Für Freitag ist die Verabschiedung der Reform des Erneuerbare-Energien-Gesetzes (EEG) im Bundestag angesetzt. Die Regierung steht unter großem Zeitdruck, weil die Reform am 1. August in Kraft treten soll. Wegen der brisanten Lage trafen sich am Montagabend im Kanzleramt die Koalitionsspitzen.

Hofreiter übt scharfe Kritik

Kanzlerin Angela Merkel (CDU), CSU-Chef Horst Seehofer, SPD-Chef Sigmar Gabriel sowie Unions-Fraktionschef Volker Kauder (CDU), sein SPD-Pendant Thomas Oppermann und CSU-Landesgruppenchefin Gerda Hasselfeldt berieten zweieinhalb Stunden lang über eine Lösung der vertrackten Lage.

Grünen-Fraktionschef Anton Hofreiter übte am Dienstag scharfe Kritik. Das Hauruck-Verfahren sei eine Unverschämtheit: „Was die große Koalition da macht, ist für alle Betroffenen und für unser Land schlichtweg eine Frechheit.“ Die Linke warf der Koalition vor, die Reform einfach durchzupeitschen. „Das ist absolut chaotisch“, sagte die Wirtschaftsexpertin Eva Bulling-Schröter. Die Fraktionen von Union und SPD sollten den Änderungen noch am Dienstag in Sondersitzungen zustimmen.

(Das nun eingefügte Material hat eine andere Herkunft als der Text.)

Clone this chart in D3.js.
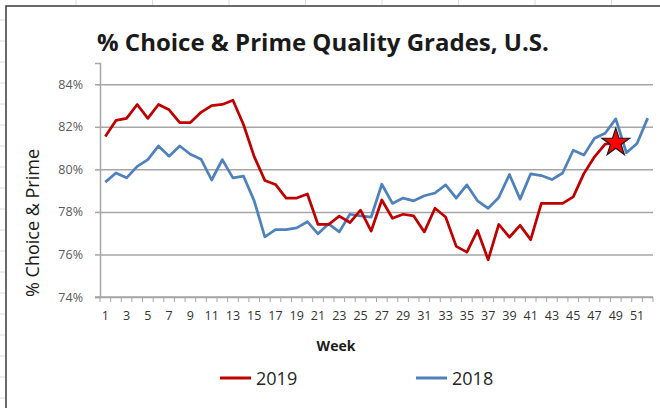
<!DOCTYPE html>
<html>
<head>
<meta charset="utf-8">
<script src="https://cdn.jsdelivr.net/npm/d3@7"></script>
<style>
  body { margin: 0; background: #fff; }
  svg { display: block; font-family: "Open Sans", sans-serif; }
</style>
</head>
<body>
<div id="vis"></div>
<script>
const FRAME_WIDTH = 660;
const FRAME_HEIGHT = 408;
const MARGINS = {left: 100, right: 7, top: 63, bottom: 111};
const VIS_WIDTH = FRAME_WIDTH - MARGINS.left - MARGINS.right;
const VIS_HEIGHT = FRAME_HEIGHT - MARGINS.top - MARGINS.bottom;

// categories
const weeks = d3.range(1, 53);
const weekLabels = weeks.filter((w) => w % 2 === 1);
const yTicks = [74, 76, 78, 80, 82, 84];

// % choice & prime
const pct2019 = [81.54, 82.3, 82.4, 83.05, 82.4, 83.05, 82.8, 82.2, 82.2, 82.68,
                 83.0, 83.05, 83.25, 82.1, 80.6, 79.48, 79.29, 78.65, 78.65, 78.84,
                 77.41, 77.41, 77.8, 77.5, 78.08, 77.1, 78.56, 77.7, 77.89, 77.81,
                 77.06, 78.17, 77.76, 76.38, 76.11, 77.13, 75.75, 77.41, 76.81, 77.37,
                 76.7, 78.4, 78.4, 78.4, 78.71, 79.8, 80.59, 81.19, 81.25];
const pct2018 = [79.4, 79.83, 79.6, 80.14, 80.46, 81.1, 80.62, 81.1, 80.71, 80.48,
                 79.5, 80.46, 79.6, 79.68, 78.52, 76.83, 77.17, 77.17, 77.25, 77.54,
                 76.97, 77.44, 77.06, 77.89, 77.81, 77.76, 79.3, 78.4, 78.65, 78.52,
                 78.76, 78.89, 79.27, 78.65, 79.27, 78.52, 78.17, 78.68, 79.76, 78.6,
                 79.79, 79.71, 79.52, 79.83, 80.9, 80.67, 81.46, 81.7, 82.37, 80.78,
                 81.22, 82.41];

const series = [
  {name: "2018", values: pct2018, color: "#4F81BD"},
  {name: "2019", values: pct2019, color: "#C00000"}
];

const FRAME = d3.select("#vis")
  .append("svg")
  .attr("width", FRAME_WIDTH)
  .attr("height", FRAME_HEIGHT);

// outer chart border + faint ruler marks
FRAME.append("rect")
  .attr("x", 6).attr("y", 6)
  .attr("width", 700).attr("height", 500)
  .attr("fill", "none")
  .attr("stroke", "#3a3a3a")
  .attr("stroke-width", 1.5);

FRAME.selectAll(".rulerTop")
  .data(d3.range(76, 660, 76.5))
  .enter().append("line")
  .attr("x1", (d) => d).attr("x2", (d) => d)
  .attr("y1", 0).attr("y2", 5)
  .attr("stroke", "#dcdcdc");

FRAME.selectAll(".rulerLeft")
  .data(d3.range(20, 408, 21))
  .enter().append("line")
  .attr("x1", 0).attr("x2", 5)
  .attr("y1", (d) => d).attr("y2", (d) => d)
  .attr("stroke", "#dcdcdc");

const X_SCALE = d3.scaleBand()
  .domain(weeks)
  .range([MARGINS.left, MARGINS.left + VIS_WIDTH]);

const Y_SCALE = d3.scaleLinear()
  .domain([74, 85])
  .range([MARGINS.top + VIS_HEIGHT, MARGINS.top]);

const xc = (w) => X_SCALE(w) + X_SCALE.bandwidth() / 2;

// gridlines
FRAME.append("g")
  .attr("transform", "translate(" + MARGINS.left + ",0)")
  .call(d3.axisLeft(Y_SCALE).tickValues(yTicks).tickSize(-VIS_WIDTH).tickFormat(""))
  .call((g) => g.select(".domain").remove())
  .call((g) => g.selectAll("line").attr("stroke", "#a6a6a6").attr("stroke-width", 1.5));

// y axis
FRAME.append("g")
  .attr("transform", "translate(" + MARGINS.left + ",0)")
  .call(d3.axisLeft(Y_SCALE).tickValues(yTicks).tickSize(5).tickPadding(12)
        .tickFormat((d) => d + "%"))
  .call((g) => g.select(".domain").attr("stroke", "#a6a6a6").attr("stroke-width", 1.5))
  .call((g) => g.selectAll("line").attr("stroke", "#a6a6a6").attr("stroke-width", 1.5))
  .call((g) => g.selectAll("text").attr("fill", "#595959")
        .attr("font-size", "12.5px").attr("font-family", "Open Sans"));

// x axis: line, ticks between categories, labels on odd weeks
const baseY = MARGINS.top + VIS_HEIGHT;
FRAME.append("line")
  .attr("x1", MARGINS.left - 5).attr("x2", MARGINS.left + VIS_WIDTH)
  .attr("y1", baseY).attr("y2", baseY)
  .attr("stroke", "#a6a6a6").attr("stroke-width", 1.5);

FRAME.selectAll(".xtick")
  .data(weeks.concat([null]))
  .enter().append("line")
  .attr("x1", (d) => d === null ? MARGINS.left + VIS_WIDTH : X_SCALE(d))
  .attr("x2", (d) => d === null ? MARGINS.left + VIS_WIDTH : X_SCALE(d))
  .attr("y1", baseY).attr("y2", baseY + 5)
  .attr("stroke", "#a6a6a6");

FRAME.append("g")
  .attr("transform", "translate(0," + baseY + ")")
  .call(d3.axisBottom(X_SCALE).tickValues(weekLabels).tickSize(0).tickPadding(14))
  .call((g) => g.select(".domain").remove())
  .call((g) => g.selectAll("text").attr("fill", "#333333")
        .attr("font-size", "12.5px").attr("font-family", "Open Sans"));

// lines
const line = d3.line()
  .x((d, i) => xc(weeks[i]))
  .y((d) => Y_SCALE(d));

FRAME.selectAll(".series")
  .data(series)
  .enter().append("path")
  .attr("d", (d) => line(d.values))
  .attr("fill", "none")
  .attr("stroke", (d) => d.color)
  .attr("stroke-width", 2.75)
  .attr("stroke-linejoin", "round");

// star on latest 2019 week
const lastIdx = pct2019.length - 1;
FRAME.append("path")
  .attr("d", d3.symbol().type(d3.symbolStar).size(240)())
  .attr("transform", "translate(" + xc(weeks[lastIdx]) + "," + Y_SCALE(pct2019[lastIdx]) + ")")
  .attr("fill", "#FF0000")
  .attr("stroke", "#1a1a1a")
  .attr("stroke-width", 1.2);

// title
FRAME.append("text")
  .attr("x", 97).attr("y", 51)
  .attr("font-size", "24px")
  .attr("font-weight", "bold")
  .attr("fill", "#1a1a1a")
  .text("% Choice & Prime Quality Grades, U.S.");

// axis titles
FRAME.append("text")
  .attr("transform", "translate(39,223) rotate(-90)")
  .attr("text-anchor", "middle")
  .attr("font-size", "18px")
  .attr("fill", "#1a1a1a")
  .text("% Choice & Prime");

FRAME.append("text")
  .attr("x", 336).attr("y", 351)
  .attr("text-anchor", "middle")
  .attr("font-size", "14px")
  .attr("font-weight", "bold")
  .attr("fill", "#1a1a1a")
  .text("Week");

// legend
const legendItems = [
  {name: "2019", color: "#C00000", x: 220},
  {name: "2018", color: "#4F81BD", x: 416}
];
const legend = FRAME.selectAll(".legend")
  .data(legendItems)
  .enter().append("g")
  .attr("transform", (d) => "translate(" + d.x + ",378)");

legend.append("line")
  .attr("x1", 0).attr("x2", 31)
  .attr("stroke", (d) => d.color)
  .attr("stroke-width", 3);

legend.append("text")
  .attr("x", 36).attr("y", 6.5)
  .attr("font-size", "18px")
  .attr("fill", "#262626")
  .text((d) => d.name);
</script>
</body>
</html>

Die Reform des Erneuerbare-Energien-Gesetzes (EEG) ist ein zentrales Projekt der seit einem halben Jahr regierenden großen Koalition, um die Kosten der Energiewende einigermaßen im Griff zu halten. Jedes Jahr zahlen Bürger und Unternehmen insgesamt mehr als 23 Milliarden Euro für den rasanten Ausbau von Ökostrom aus Wind, Sonne, Wasser und Biogas. Deutschland hatte 2011 nach der Atom-Katastrophe im japanischen Fukushima entschieden, das letzte deutsche Atomkraftwerk spätestens 2022 abzuschalten.

Union und SPD wollen auch den Weg für die Länder freimachen, bis Ende 2015 Mindestabstände zwischen Windrädern und Häusern festzulegen. Nach dem Votum des Wirtschaftsausschusses gilt eine Zustimmung Ende der Woche im Bundestag als sicher. Die Änderung des Baugesetzbuches ist Teil des Ökostrom-Reformpakets. Antreiber des von Experten scharf kritisierten Vorhabens war Bayern. Dem Freistaat schwebt das Zehnfache der Windradhöhe vor - das könnte bis zu zwei Kilometer Abstand zwischen Windrad und Wohnbebauung bedeuten.